The below code implements the regen breaking and the low voltage cutoff. Since I wasn't sure how much power this wheel would be sending back towards the battery as it slows, or how much power the battery can absorb, I implemented a "deceleration limiter" to slowly ramp down the speed. Depending on your battery/motor this might not be necessary (it probably wasn't in my case either). You can remove this by changing threshold to 1024. Also, you can adjust the battery cutoff voltage by adjusting battCutoff from 0 to 1024.

const int motorOut=0;
const int pedalIn=1;
const int battIn=3;
int motorSpeed=0; // 0 to 255
int pedalVal = 0; // 0 to 1024
int lastPedalVal = 0;
int threshold = 50;// 0 to 1024 limit the rate at which the motor can decelerate. Higher number=higher rate. time it will take to do a full decel is 256/threshold seconds
const int battCutoff=700; //battery level at which to shut down system. depends on voltage divider. for 1/3 voltage divider on input from 12 volt pack with a cutoff at 10 volts, cutoff should be 3.33V or 3.33/5*1024=682
int battVal=0;


void setup() {
pinMode(Motor, OUTPUT);
}


void loop() { 
//battery monitor
  battVal=analogRead(battIn);
  if (battVal>battCutoff){ //Battery Monitor OK
    pedalVal=analogRead(pedalIn);
  }
  else{ //Battery Monitor not OK. Shut 'er down.
    pedalVal=0;
  }
  
//limit deceleration
  if( pedalVal > lastPedalVal-threshold ){ //accelerating or decelerating within threshold. allow accel/decel at pedal rate.
    lastPedalVal=pedalVal;
    motorSpeed=pedalVal/4; //adjust from speed input (0-1023) to PWM output (0-255)
  }
  else{//pedal moving faster than threshold rate. limit rate.
    lastPedalVal=lastPedalVal-threshold;
    motorSpeed=lastPedalVal/4;
  }
  
  analogWrite(motorOut,motorSpeed);
  delay(250); // 1/4 second delay in between reads for human compatible timing
}

The pedal is basically a potentiometer (adjustable resistor knob) that can be controlled with your foot. My design used a lever made out of wood with the potentiometer fixed at the bottom-center of the base (just below the fulcrum). I mounted the potentiometer using a 90 degree bracket that the it screwed through. A string is fixed to one end of the lever, then wrapped several times around the potentiometer knob, then fixed to the other end of the lever. As the lever rocks back and forth, the distance from either end to the potentiometer changes, thus the string is pulled back and forth. Since it is wrapped around the knob, this results in turning the knob.

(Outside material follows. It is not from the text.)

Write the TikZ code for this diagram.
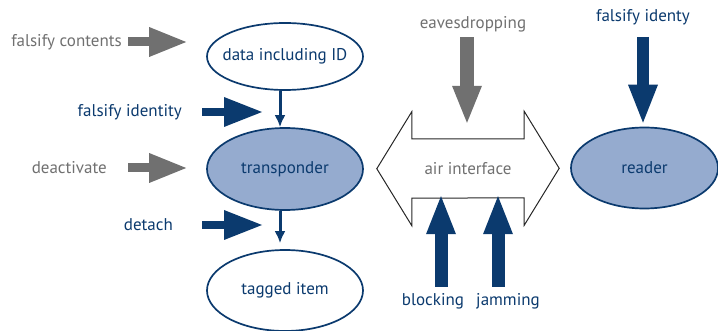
\documentclass[tikz,border=0pt]{standalone}
\usepackage{fontspec}
\setmainfont{PT Sans}
\usetikzlibrary{shapes}
\usetikzlibrary{positioning}
\usetikzlibrary{arrows.meta}
\definecolor{navy}{HTML}{0B3A6E}
\definecolor{greyc}{HTML}{707070}
\definecolor{fillb}{HTML}{95ABCF}
\tikzset{
    mynode/.style = {ellipse, line width=1.7pt, draw=navy, fill=white, text=navy, inner xsep=-20pt, minimum width=156pt, minimum height=67pt},
    mynodeb/.style = {mynode, fill=fillb, minimum height=82pt},
    txtg/.style = {text=greyc, inner sep=0pt},
    txtb/.style = {text=navy, inner sep=0pt},
    edgen/.style = {-{Latex[length=12pt,width=11pt]}, line width=3pt, navy},
    edgeg/.style = {-{Triangle[length=37pt,width=30pt,line width=0pt]}, line width=9pt, greyc}, % grey attack
    edgeb/.style = {-{Triangle[length=38pt,width=30pt,line width=0pt]}, line width=8pt, navy}, % blue attack
}

\begin{document}
\begin{tikzpicture}[x=1pt,y=-1pt,font=\fontsize{17pt}{20pt}\selectfont]
\useasboundingbox (0,0) rectangle (718,331);
\node[mynode] at (285,56.5) (data) {data including ID};
\node[mynodeb] at (285,169) (trans) {transponder};
\node[mynode, minimum height=81pt] at (285,290.5) (item) {tagged item};
\node[mynodeb, minimum width=147pt, minimum height=81pt] at (644.5,168) (reader) {reader};
\node[minimum width=112pt, minimum height=59pt, text=greyc] at (468,168.5) (air) {air interface};
%
\node[txtg, anchor=east] at (122,42) (fc) {falsify contents};
\node[txtb, anchor=east] at (182,112) (fi) {falsify identity};
\node[txtg, anchor=east] at (107,168) (de) {deactivate};
\node[txtb, anchor=east] at (173,225) (dt) {detach};
\node[txtg] at (473,24) (eav) {eavesdropping};
\node[txtb] at (643,17) (fid) {falsify identy};
\node[txtb] at (433,301) (blk) {blocking};
\node[txtb] at (508,301) (jam) {jamming};
%
\draw[line width=1pt, draw=black!85] (air.north west) -- (air.north east) -- ++(0,-27.5) -- ++(35,57) -- ++(-35,57) -- ++(0,-27.5)
  -- (air.south west) -- ++(0,27.5) -- ++(-35,-57) -- ++(35,-57) -- cycle;
%
\draw[edgen] ([xshift=-5pt]data.south) -- ([xshift=-5pt]trans.north);
\draw[edgen] ([xshift=-5pt]trans.south) -- ([xshift=-5pt,yshift=6pt]item.north);
\draw[edgeg, shorten <=6pt, shorten >=20pt] (fc.east) -- (fc.east -| data.west);
\draw[edgeb, shorten <=20pt, shorten >=23pt] (fi.east) -- (fi.east -| data.south);
\draw[edgeg, shorten <=21pt, shorten >=20pt] (de.east) -- (de.east -| trans.west);
\draw[edgeb, shorten <=29pt, shorten >=23pt] (dt.east) -- (dt.east -| trans.south);
\draw[edgeg, line width=14pt, shorten <=5pt, shorten >=16pt] ([xshift=-6pt]eav.south) -- ([xshift=-6pt]eav.south |- air.north);
\draw[edgeb, line width=12pt, shorten <=12pt, shorten >=4pt] (fid.south) -- (fid.south |- reader.north);
\draw[edgeb, line width=13pt, shorten <=6pt, shorten >=-2pt] ([xshift=8pt]blk.north) -- ([xshift=8pt]blk.north |- air.south);
\draw[edgeb, line width=13pt, shorten <=6pt, shorten >=-2pt] ([xshift=-10pt]jam.north) -- ([xshift=-10pt]jam.north |- air.south);
\end{tikzpicture}
\end{document}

The joint for the lever was just a couple screws.

If you built your own speed controller, this potentiometer is used as a rheostat (because only two pins are used to make an adjustable resistor) and this is combined with R3 to create the speed control input.

If you bought this one, you should just extend the wires so that you can use the potentiometer it comes with.

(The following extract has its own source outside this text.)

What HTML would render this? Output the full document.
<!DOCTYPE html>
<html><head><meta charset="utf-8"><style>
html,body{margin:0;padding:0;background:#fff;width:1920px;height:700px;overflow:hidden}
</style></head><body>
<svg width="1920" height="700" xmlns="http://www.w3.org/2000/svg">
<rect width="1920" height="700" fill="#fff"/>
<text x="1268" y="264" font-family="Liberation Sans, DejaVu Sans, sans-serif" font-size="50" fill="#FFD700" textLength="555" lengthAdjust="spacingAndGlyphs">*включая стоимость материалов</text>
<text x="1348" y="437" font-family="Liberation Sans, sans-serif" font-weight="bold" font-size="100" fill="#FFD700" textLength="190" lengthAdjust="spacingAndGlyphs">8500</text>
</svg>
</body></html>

This design actually worked better than I expected!

This is where a bike rack comes in handy. I used it to hold the battery, solar panel and speed controller. The solar panel hooks up directly to the battery, which goes to the power inputs of the speed controller. The pedal goes to the control input. Make the wire long enough so the pedal can be positioned in a comfortable spot. The output of the speed controller obviously goes tot the motor. I used some nice metal conduit for my wires which made it look a bit nicer and will hopefully protect the wires from critters/sun.

Place the solar panel over the battery/controller to give it some rain protection.

Enjoy!

Put this pottery wheel out in the garden, or take it with you to your next maker fair and make some fresh pottery wherever!

I have yet to find the limit on my battery capacity. Every time I go out to use it, it's charged, and I haven't had it shutoff on me. I have used it for a couple hours at a time to make some decent pots, and the battery still has a good amount of charge left.

Overall this was a fun project with a very functional end product. I have pointed out some weak spots along the way, and I'd love to hear/see your ideas for improvements!